What Problems Result from Standardized Tests?


  1. Perhaps the most significant damage comes from lost instructional time for academic subjects other than those tested—language arts and math.

  2. In addition, children often lose recess. In case that seems trivial, children need movement in order to learn. Children also need time to play, time to relax and socialize with friends, and time to think and be creative.

  3. Pressure to earn a required test score becomes stressful and destructive.


Consider ideas from “The Forum for Education and Democracy,” 2014.


  1. Use criterion tests, developed by teachers, to identify each child’s level of mastery over specific items. Knowing which items a child did not master opens possibilities for individualized education. Technology makes this achievable.


  1. Remove the stressful “high stakes” pressure from state exams by separating course grades, graduation, and teachers’ salaries from test results.

  2. Reduce the number of norm-reference tests.

  3. Replace benchmark tests with instruction over meaningful content.

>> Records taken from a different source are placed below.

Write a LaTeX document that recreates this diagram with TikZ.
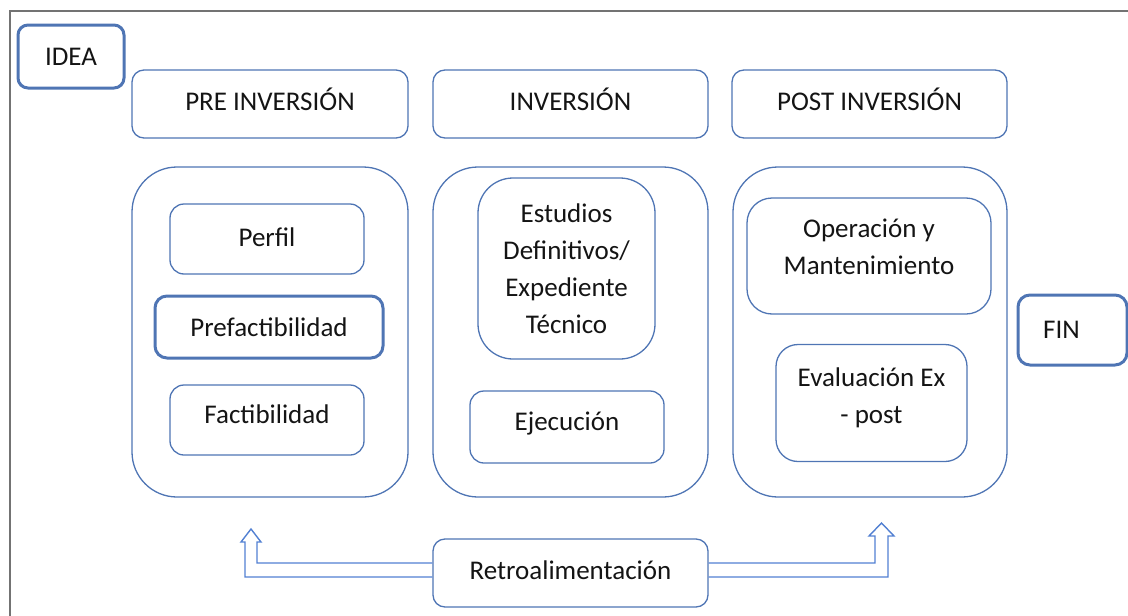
\documentclass[tikz,border=0pt]{standalone}
\usepackage{fontspec}
\setmainfont{Carlito}
\usetikzlibrary{calc}
\newcommand{\dropd}[1]{\rule[-#1pt]{0pt}{0pt}}
\begin{document}
\begin{tikzpicture}[x=1pt,y=-1pt,
  bx/.style={draw=boxblue,line width=1.3pt,rectangle,align=center,inner sep=0pt,
    font=\fontsize{27}{37}\selectfont,text=black!92},
  thk/.style={line width=3pt},
  arr/.style={draw=arrblue,line width=1.4pt,line join=miter}]
\definecolor{boxblue}{RGB}{79,117,180}
\definecolor{arrblue}{RGB}{82,128,210}
\useasboundingbox (0,0) rectangle (1128,616);
% frame
\draw[black!55,line width=2.8pt] (10,616) -- (10,11) -- (1130,11);
% top left / right
\node[bx,thk,minimum width=106,minimum height=63,rounded corners=10] (idea) at (71,56.5) {IDEA};
\node[bx,thk,minimum width=109,minimum height=70,rounded corners=12] (fin) at (1072.5,330) {FIN\hspace{22pt}};
% headers
\node[bx,minimum width=276,minimum height=68,rounded corners=12] (hpre) at (270,104) {PRE INVERSIÓN\dropd{10}};
\node[bx,minimum width=275,minimum height=68,rounded corners=12] (hinv) at (570.5,104) {INVERSIÓN\dropd{10}};
\node[bx,minimum width=275,minimum height=68,rounded corners=12] (hpost) at (869.5,104) {POST INVERSIÓN\dropd{10}};
% containers
\node[bx,minimum width=276,minimum height=330,rounded corners=45] (cpre) at (270,332) {};
\node[bx,minimum width=275,minimum height=330,rounded corners=45] (cinv) at (570.5,332) {};
\node[bx,minimum width=274,minimum height=330,rounded corners=45] (cpost) at (870,332) {};
% pre inversion
\node[bx,minimum width=194,minimum height=70,rounded corners=14] (perfil) at (267,239) {Perfil\dropd{4}};
\node[bx,thk,minimum width=228,minimum height=62,rounded corners=12] (prefact) at (269,327) {Prefactibilidad};
\node[bx,minimum width=194,minimum height=70,rounded corners=14] (fact) at (267,420) {Factibilidad\dropd{11}};
% inversion
\node[bx,minimum width=177,minimum height=181,rounded corners=35] (estud) at (566.5,268.5) {Estudios\\Definitivos/\\Expediente\\Técnico};
\node[bx,minimum width=194,minimum height=72,rounded corners=14] (ejec) at (567,427) {Ejecución\dropd{11}};
% post inversion
\node[bx,minimum width=244,minimum height=116,rounded corners=25] (oper) at (869,256) {Operación y\\Mantenimiento\dropd{18}};
\node[bx,minimum width=191,minimum height=117,rounded corners=22] (evalu) at (871.5,403) {Evaluación Ex\\- post\dropd{14}};
% feedback
\node[bx,minimum width=275,minimum height=68,rounded corners=12] (retro) at (570.5,573) {Retroalimentación\dropd{6}};
\draw[arr] ($(retro.west)+(0,-10)$) -- (257,563) -- (257,542) -- (261,542) -- (251,529) -- (241,542) -- (245,542) -- (245,577) -- ($(retro.west)+(0,4)$);
\draw[arr] ($(retro.east)+(0,-10)$) -- (875,563) -- (875,536) -- (869,536) -- (881.5,523) -- (894,536) -- (888,536) -- (888,577) -- ($(retro.east)+(0,4)$);
\end{tikzpicture}
\end{document}
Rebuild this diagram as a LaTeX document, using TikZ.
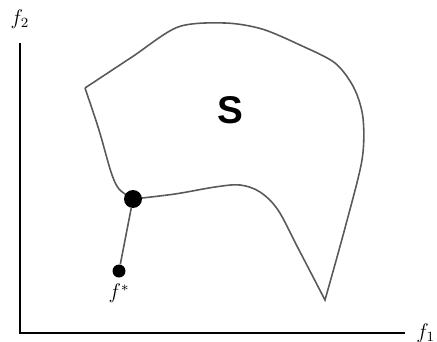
\documentclass[tikz,border=0pt]{standalone}
\usepackage{fontspec}
\newfontfamily\setfont{Liberation Sans}
\usepackage{tikz}
\usetikzlibrary{positioning}

\definecolor{edgegray}{gray}{0.35}
\tikzset{
  bigdot/.style={circle, fill=black, inner sep=0pt, minimum size=0.36cm},
  smalldot/.style={circle, fill=black, inner sep=0pt, minimum size=0.26cm},
  axislabel/.style={font=\fontsize{12}{14}\selectfont}
}

\begin{document}
\begin{tikzpicture}[x=0.02cm, y=-0.02cm]
\useasboundingbox (0,0) rectangle (437,342);
% axes
\coordinate (origin) at (20,333);
\coordinate (ytop) at (20,43);
\coordinate (xend) at (405,333);
\draw[line width=1.7pt] (ytop) -- (origin) -- (xend);
\node[axislabel] (f2) at (20,19) {$f_2$};
\node[axislabel, right=3pt of xend] (f1) {$f_1$};
% the set S
\draw[edgegray, line width=0.9pt]
  plot[smooth, tension=0.5] coordinates {(85,88) (132,57) (178,27) (225,23) (262,29) (300,45) (335,63) (354,88) (363,118) (362,160) (345,228) (325,300)}
  -- plot[smooth, tension=0.55] coordinates {(325,300) (298,248) (278,210) (260,192) (240,185) (215,187) (175,194) (133,199)}
  -- plot[smooth, tension=0.5] coordinates {(133,199) (119,189) (111,172) (99,130) (85,88)};
\node[font=\setfont\bfseries\fontsize{22}{24}\selectfont] (S) at (230,110) {S};
% points
\node[bigdot] (pareto) at (133,199) {};
\node[smalldot] (ideal) at (119,271) {};
\node[axislabel, below=0pt of ideal] (ideallabel) {$f^*$};
\draw[edgegray, line width=0.9pt] (pareto) -- (ideal);
\end{tikzpicture}
\end{document}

Public education faces many challenges. The importance we give to standardized tests provides a challenge we can easily remedy. I hope parents, teachers, and grandparents will remind those in control that the role of assessment is to inform and guide instruction. The role of schools is to educate. Parents of children who actually enjoy the test will think twice about the amount of instructional time all children currently lose. We can solve this unintended consequence that currently haunts all who care about children.


Work Sited


Garland, Sarah. “Three Reasons Students Should Opt Out of Standardized Tests.” The Hechinger Report. April 2014.


Kohn, Alphie. “Schooling Beyond Measure.” Heinemann, Portsmouth, NH. 2015.


Munoz, Roberta. “High Stakes Testing Pros and Cons.” Education.com. 2014.